• _Records to use_
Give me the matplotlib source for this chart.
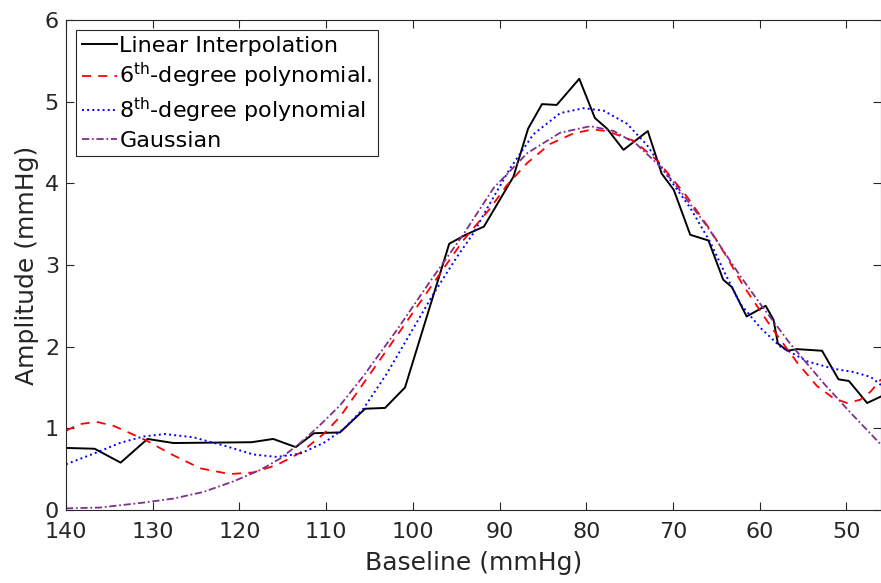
import matplotlib
matplotlib.use('Agg')
import matplotlib.pyplot as plt

# measured baseline / amplitude (linear interpolation between samples)
base_lin = [140, 136.7, 133.7, 130.6, 127.6, 118.6, 116.1, 113.5, 111.4, 108.4, 105.5, 103.2,
            100.9, 95.8, 93.9, 91.8, 88.4, 86.7, 85.1, 83.4, 80.8, 79.0, 77.6, 75.7, 72.9,
            71.3, 69.9, 68.0, 65.9, 64.2, 63.2, 61.5, 59.3, 58.4, 57.9, 56.8, 55.7, 52.8,
            50.9, 49.7, 47.6, 46.0]
amp_lin = [0.76, 0.75, 0.58, 0.87, 0.82, 0.83, 0.87, 0.77, 0.94, 0.95, 1.24, 1.25,
           1.50, 3.26, 3.37, 3.47, 4.08, 4.67, 4.97, 4.96, 5.28, 4.80, 4.67, 4.41, 4.64,
           4.12, 3.92, 3.37, 3.30, 2.82, 2.73, 2.37, 2.50, 2.33, 2.04, 1.95, 1.97, 1.95,
           1.60, 1.58, 1.31, 1.39]

# 6th degree polynomial fit
base_p6 = [140, 138.5, 136.5, 134.5, 133, 130.7, 128, 124.5, 121.1, 118.4, 115.7, 113, 110.3,
           108.4, 105.7, 101.8, 98, 94.2, 91.1, 89.2, 86.8, 84.2, 81.5, 79.3, 77.6, 74.5,
           71.8, 68.4, 65.7, 63.8, 61.9, 60.0, 58.4, 55.7, 53.4, 51.5, 49.9, 48.4, 47.2, 46.0]
amp_p6 = [0.97, 1.05, 1.08, 1.03, 0.96, 0.85, 0.69, 0.51, 0.44, 0.46, 0.55, 0.70, 0.93,
          1.14, 1.55, 2.14, 2.72, 3.30, 3.69, 3.97, 4.25, 4.48, 4.61, 4.66, 4.64, 4.52,
          4.28, 3.84, 3.43, 3.10, 2.75, 2.45, 2.20, 1.81, 1.52, 1.37, 1.31, 1.35, 1.45, 1.60]

# 8th degree polynomial fit
base_p8 = [140, 136.8, 133.8, 131.1, 128.6, 125.3, 121.5, 118.4, 115.7, 113, 110.3, 108.0,
           105.7, 103, 100.3, 97.6, 94.9, 93.0, 91.5, 88.8, 86.1, 83.0, 80.3, 78.0, 75.3,
           73.0, 70.7, 68.0, 65.7, 64.0, 62.2, 59.9, 57.6, 54.5, 51.5, 49.2, 47.2, 46.0]
amp_p8 = [0.56, 0.69, 0.82, 0.90, 0.93, 0.89, 0.78, 0.68, 0.65, 0.69, 0.82, 0.99,
          1.24, 1.67, 2.16, 2.65, 3.10, 3.39, 3.68, 4.18, 4.60, 4.86, 4.92, 4.89, 4.73,
          4.47, 4.10, 3.70, 3.28, 2.90, 2.52, 2.23, 2.00, 1.82, 1.73, 1.69, 1.63, 1.53]

# Gaussian fit
base_g = [140, 136.1, 131.1, 127.6, 124.2, 120.7, 117.6, 115.3, 113, 110.7, 108.4,
          105.7, 101.8, 98.0, 94.2, 90.7, 86.8, 83.0, 79.5, 76.8, 74.2, 71.5, 69.9,
          66.1, 62.2, 59.9, 56.5, 52.6, 49.5, 46.0]
amp_g = [0.02, 0.03, 0.09, 0.14, 0.22, 0.35, 0.49, 0.63, 0.82, 1.04, 1.28,
         1.64, 2.21, 2.80, 3.37, 3.94, 4.37, 4.62, 4.70, 4.64, 4.48, 4.21, 4.01,
         3.48, 2.86, 2.52, 2.04, 1.55, 1.19, 0.80]

xticks = [140, 130, 120, 110, 100, 90, 80, 70, 60, 50]
yticks = [0, 1, 2, 3, 4, 5, 6]

plt.rcParams['font.family'] = ['DejaVu Sans']
plt.rcParams['mathtext.fontset'] = 'dejavusans'

fig = plt.figure(figsize=(8.81, 5.83), dpi=100)
ax = fig.add_axes([66/881, 73/583, 815/881, 490/583])

ax.plot(base_lin, amp_lin, '-', color='black', lw=1.4, label='Linear Interpolation')
ax.plot(base_p6, amp_p6, '--', color='#ff0000', lw=1.3, dashes=(5, 4),
        label='6$^{\\mathrm{th}}$-degree polynomial.')
ax.plot(base_p8, amp_p8, ':', color='#0000ff', lw=1.4, label='8$^{\\mathrm{th}}$-degree polynomial')
ax.plot(base_g, amp_g, '-.', color='#7e2f8e', lw=1.3, dashes=(4, 1.5, 1, 1.5), label='Gaussian')

ax.set_xlim(140, 46)
ax.set_ylim(0, 6)
ax.set_xticks(xticks)
ax.set_yticks(yticks)
ax.tick_params(direction='in', length=6, width=0.8, top=True, right=True,
               labelsize=16, colors='#262626')
ax.tick_params(axis='x', pad=9)
ax.tick_params(axis='y', pad=5)
for s in ax.spines.values():
    s.set_color('#262626')
    s.set_linewidth(0.8)

ax.set_xlabel('Baseline (mmHg)', fontsize=18, color='#262626', labelpad=6)
ax.set_ylabel('Amplitude (mmHg)', fontsize=18, color='#262626', labelpad=4)

leg = ax.legend(loc='upper left', fontsize=16, fancybox=False, framealpha=1,
                edgecolor='#262626', handlelength=1.6, handletextpad=0.1,
                labelspacing=0.25, borderpad=0.25, borderaxespad=0.45)
leg.get_frame().set_linewidth(0.8)

fig.savefig('out.png', dpi=100)
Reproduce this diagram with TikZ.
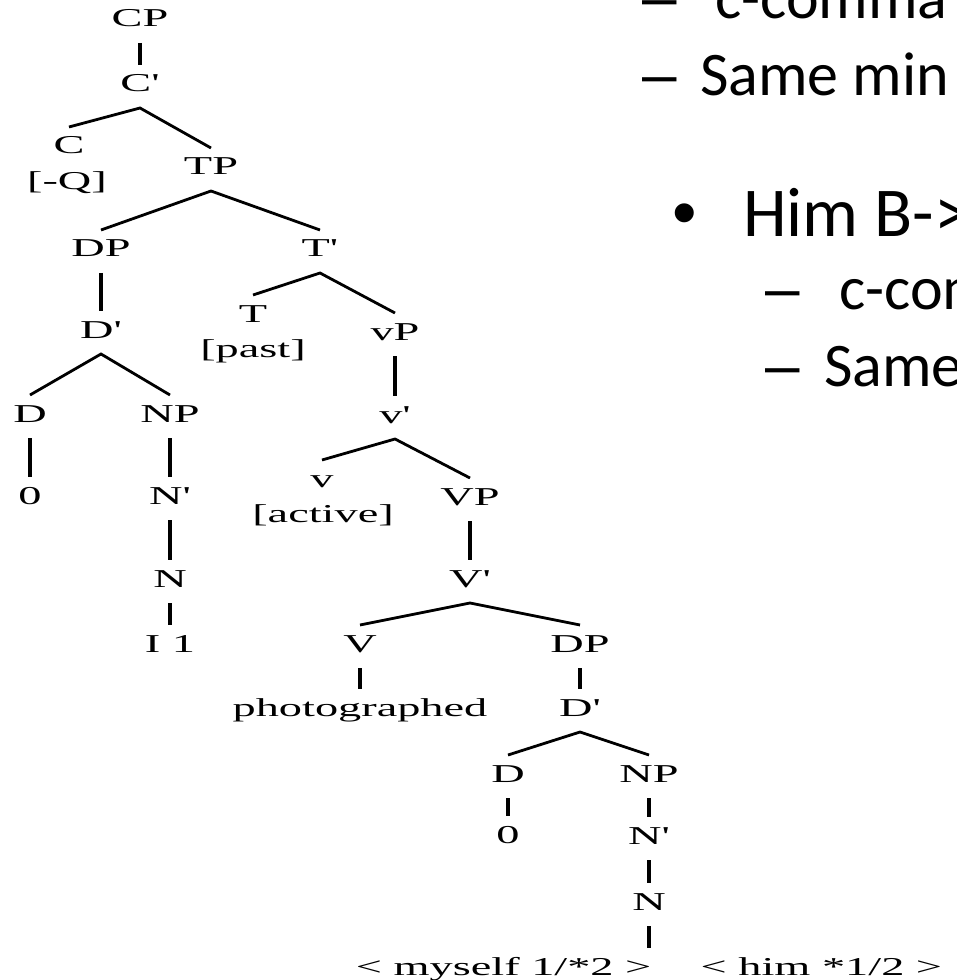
\documentclass[tikz,border=0pt]{standalone}
\usepackage{fontspec}
\newfontfamily\treefont[FakeStretch=1.8,Ligatures=TeXOff]{Liberation Serif}
\newfontfamily\slidefont{Carlito}
\newfontfamily\bulfont{Liberation Sans}
\begin{document}
\begin{tikzpicture}[x=0.75pt,y=-0.75pt,
  lab/.style={font=\treefont\fontsize{19.3pt}{23pt}\selectfont, anchor=base, inner xsep=1pt, inner ysep=7.5pt, text height=12.75pt, text depth=4.5pt, outer sep=0pt},
  feat/.style={font=\treefont\fontsize{19.3pt}{23pt}\selectfont, anchor=base, inner sep=0pt},
  uni/.style={line width=3.2pt},
  bin/.style={line width=2.1pt},
  lvltwo/.style={font=\slidefont\fontsize{46.5pt}{56pt}\selectfont, anchor=base west, inner sep=0pt},
  lvlone/.style={font=\slidefont\fontsize{52.5pt}{63pt}\selectfont, anchor=base west, inner sep=0pt},
  dashtwo/.style={font=\bulfont\fontsize{46.5pt}{56pt}\selectfont, anchor=base west, inner sep=0pt},
  dotone/.style={font=\bulfont\fontsize{52.5pt}{63pt}\selectfont, anchor=base west, inner sep=0pt}]
\path[use as bounding box] (0,0) rectangle (956,980);
\clip (0,0) rectangle (956,980);
\fill[white] (0,0) rectangle (956,980);

% tree nodes
\node[lab] (cp) at (140,27) {CP};
\node[lab] (cbar) at (140,92) {C'};
\node[lab] (c) at (69,154) {C};
\node[feat] (cq) at (67,190) {[-Q]};
\node[lab] (tp) at (211,175) {TP};
\node[lab] (dp) at (101,257) {DP};
\node[lab] (tbar) at (320,257) {T'};
\node[lab] (dbar) at (101,338) {D'};
\node[lab] (t) at (253,322) {T};
\node[feat] (tpast) at (253,357) {[past]};
\node[lab] (vp) at (395,340) {vP};
\node[lab] (da) at (30,422) {D};
\node[lab] (npa) at (170,422) {NP};
\node[lab] (vbar) at (395,423) {v'};
\node[lab] (zeroa) at (30,504) {0};
\node[lab] (nbara) at (170,504) {N'};
\node[lab] (v) at (322,487) {v};
\node[feat] (vact) at (323,522) {[active]};
\node[lab] (bigvp) at (470,505) {VP};
\node[lab] (bigvbar) at (470,587) {V'};
\node[lab] (na) at (170,587) {N};
\node[lab] (ia) at (170,652) {I 1};
\node[lab] (bigv) at (360,652) {V};
\node[lab] (dpb) at (580,652) {DP};
\node[lab] (photo) at (360,716) {photographed};
\node[lab] (dbarb) at (580,716) {D'};
\node[lab] (db) at (508,782) {D};
\node[lab] (npb) at (649,782) {NP};
\node[lab] (zerob) at (508,843) {0};
\node[lab] (nbarb) at (649,844) {N'};
\node[lab] (nb) at (649,910) {N};
\node[lab] (leaf) at (649,975) {< myself 1/*2 >\hspace{37pt}< him *1/2 >};

% unary branches
\draw[uni] (cp.south) -- (cbar.north);
\draw[uni] (dp.south) -- (dbar.north);
\draw[uni] (vp.south) -- (vbar.north);
\draw[uni] (bigvp.south) -- (bigvbar.north);
\draw[uni] (da.south) -- (zeroa.north);
\draw[uni] (npa.south) -- (nbara.north);
\draw[uni] (nbara.south) -- (na.north);
\draw[uni] (na.south) -- (ia.north);
\draw[uni] (bigv.south) -- (photo.north);
\draw[uni] (dpb.south) -- (dbarb.north);
\draw[uni] (db.south) -- (zerob.north);
\draw[uni] (npb.south) -- (nbarb.north);
\draw[uni] (nbarb.south) -- (nb.north);
\draw[uni] (nb.south) -- (leaf.north);

% binary branches
\draw[bin] (c.north) -- (cbar.south) -- (tp.north);
\draw[bin] (dp.north) -- (tp.south) -- (tbar.north);
\draw[bin] (t.north) -- (tbar.south) -- (vp.north);
\draw[bin] (da.north) -- (dbar.south) -- (npa.north);
\draw[bin] (v.north) -- (vbar.south) -- (bigvp.north);
\draw[bin] (bigv.north) -- (bigvbar.south) -- (dpb.north);
\draw[bin] (db.north) -- (dbarb.south) -- (npb.north);

% slide text (clipped at the right edge)
\node[dashtwo] (dsha) at (642,19) {–};
\node[lvltwo] (txta) at (715,19) {c-comma};
\node[dashtwo] (dshb) at (642,96) {–};
\node[lvltwo] (txtb) at (700,96) {Same min};
\node[dotone] (bul) at (672,237) {•};
\node[lvlone] (txtc) at (743,237) {Him B->};
\node[dashtwo] (dshc) at (765,310) {–};
\node[lvltwo] (txtd) at (839,310) {c-com};
\node[dashtwo] (dshd) at (765,386) {–};
\node[lvltwo] (txte) at (824,386) {Same};
\end{tikzpicture}
\end{document}
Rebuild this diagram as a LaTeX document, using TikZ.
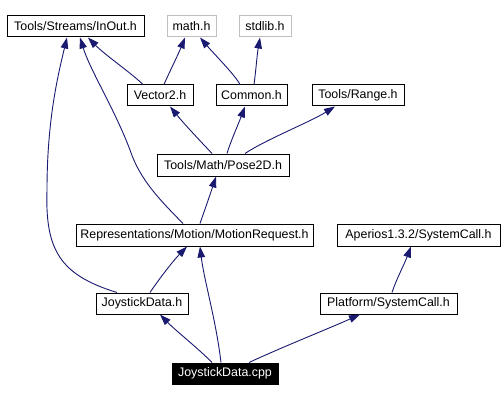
\documentclass[tikz,border=0pt]{standalone}
\usepackage{fontspec}
\setmainfont{Liberation Sans}
\usetikzlibrary{arrows.meta,calc}
\definecolor{edgeblue}{HTML}{191970}
\definecolor{extgrey}{HTML}{BFBFBF}
\begin{document}
\begin{tikzpicture}[x=1pt,y=-1pt,
  filebox/.style={draw=black,line width=1pt,inner sep=0pt,minimum height=21pt,
    font=\fontsize{12.4}{14}\selectfont},
  extbox/.style={filebox,draw=extgrey},
  rootbox/.style={filebox,fill=black,text=white},
  dep/.style={draw=edgeblue,line width=0.9pt,
    -{Triangle[length=11pt,width=7.5pt,fill=edgeblue]}}]
\useasboundingbox (0,0) rectangle (503,401);
% nodes
\node[filebox,minimum width=137pt] (inout) at (75.5,26.5) {Tools/Streams/InOut.h};
\node[extbox,minimum width=49pt] (math) at (191.5,26.5) {math.h};
\node[extbox,minimum width=52pt] (stdlib) at (265,26.5) {stdlib.h};
\node[filebox,minimum width=66pt] (vec) at (160,95.5) {Vector2.h};
\node[filebox,minimum width=71pt] (common) at (251.5,95.5) {Common.h};
\node[filebox,minimum width=92pt] (range) at (358,95.5) {Tools/Range.h};
\node[filebox,minimum width=132pt,minimum height=22pt] (pose) at (223,165) {Tools/Math/Pose2D.h};
\node[filebox,minimum width=237pt,minimum height=22pt] (motion) at (194.5,235) {Representations/Motion/MotionRequest.h};
\node[filebox,minimum width=163pt,minimum height=22pt] (aperios) at (418.5,235) {Aperios1.3.2/SystemCall.h};
\node[filebox,minimum width=92pt] (jdh) at (142,303.5) {JoystickData.h};
\node[filebox,minimum width=137pt] (plat) at (388.5,303.5) {Platform/SystemCall.h};
\node[rootbox,minimum width=106pt] (cpp) at (225,373.5) {JoystickData.cpp};
% edges
\draw[dep] ($(cpp.north)+(-13,0)$) .. controls (200,350) and (175,330) .. ($(jdh.south)+(18,0)$);
\draw[dep] ($(cpp.north)+(-4,0)$) .. controls (216,320) and (204,280) .. ($(motion.south)+(5.5,0)$);
\draw[dep] ($(cpp.north)+(24,0)$) .. controls (280,348) and (330,328) .. ($(plat.south)+(-28.5,0)$);
\draw[dep] ($(jdh.north)+(8,0)$) .. controls (157,282) and (172,262) .. ($(motion.south)+(-7.5,0)$);
\draw[dep] ($(jdh.north)+(-25,0)$) .. controls (60,275) and (45,250) .. (47,190)
  .. controls (47,120) and (58,75) .. ($(inout.south)+(-8.5,0)$);
\draw[dep] ($(motion.north)+(-11.5,0)$) .. controls (160,200) and (140,180) .. (130,150)
  .. controls (115,110) and (90,70) .. ($(inout.south)+(4.5,0)$);
\draw[dep] ($(motion.north)+(5.5,0)$) .. controls (204,212) and (210,195) .. ($(pose.south)+(-7,0)$);
\draw[dep] ($(plat.north)+(3.5,0)$) .. controls (396,280) and (404,265) .. ($(aperios.south)+(-7.5,0)$);
\draw[dep] ($(pose.north)+(-11,0)$) .. controls (205,146) and (185,125) .. ($(vec.south)+(10,0)$);
\draw[dep] ($(pose.north)+(4,0)$) .. controls (230,143) and (238,125) .. ($(common.south)+(-6.5,0)$);
\draw[dep] ($(pose.north)+(22,0)$) .. controls (265,140) and (310,122) .. ($(range.south)+(-23,0)$);
\draw[dep] ($(vec.north)+(-17,0)$) .. controls (130,72) and (105,55) .. ($(inout.south)+(12.5,0)$);
\draw[dep] ($(vec.north)+(4,0)$) .. controls (168,75) and (178,55) .. ($(math.south)+(-6.5,0)$);
\draw[dep] ($(common.north)+(-11.5,0)$) .. controls (235,75) and (215,55) .. ($(math.south)+(8.5,0)$);
\draw[dep] ($(common.north)+(2.5,0)$) .. controls (256,70) and (257,55) .. ($(stdlib.south)+(-5,0)$);
\end{tikzpicture}
\end{document}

• _Your goal_
Make an exact copy of the lines from the top of the material through the line with "1.60, 1.58, 1.31, 1.39]", pictures excluded.

• _Result_
Give me the matplotlib source for this chart.
import matplotlib
matplotlib.use('Agg')
import matplotlib.pyplot as plt

# measured baseline / amplitude (linear interpolation between samples)
base_lin = [140, 136.7, 133.7, 130.6, 127.6, 118.6, 116.1, 113.5, 111.4, 108.4, 105.5, 103.2,
            100.9, 95.8, 93.9, 91.8, 88.4, 86.7, 85.1, 83.4, 80.8, 79.0, 77.6, 75.7, 72.9,
            71.3, 69.9, 68.0, 65.9, 64.2, 63.2, 61.5, 59.3, 58.4, 57.9, 56.8, 55.7, 52.8,
            50.9, 49.7, 47.6, 46.0]
amp_lin = [0.76, 0.75, 0.58, 0.87, 0.82, 0.83, 0.87, 0.77, 0.94, 0.95, 1.24, 1.25,
           1.50, 3.26, 3.37, 3.47, 4.08, 4.67, 4.97, 4.96, 5.28, 4.80, 4.67, 4.41, 4.64,
           4.12, 3.92, 3.37, 3.30, 2.82, 2.73, 2.37, 2.50, 2.33, 2.04, 1.95, 1.97, 1.95,
           1.60, 1.58, 1.31, 1.39]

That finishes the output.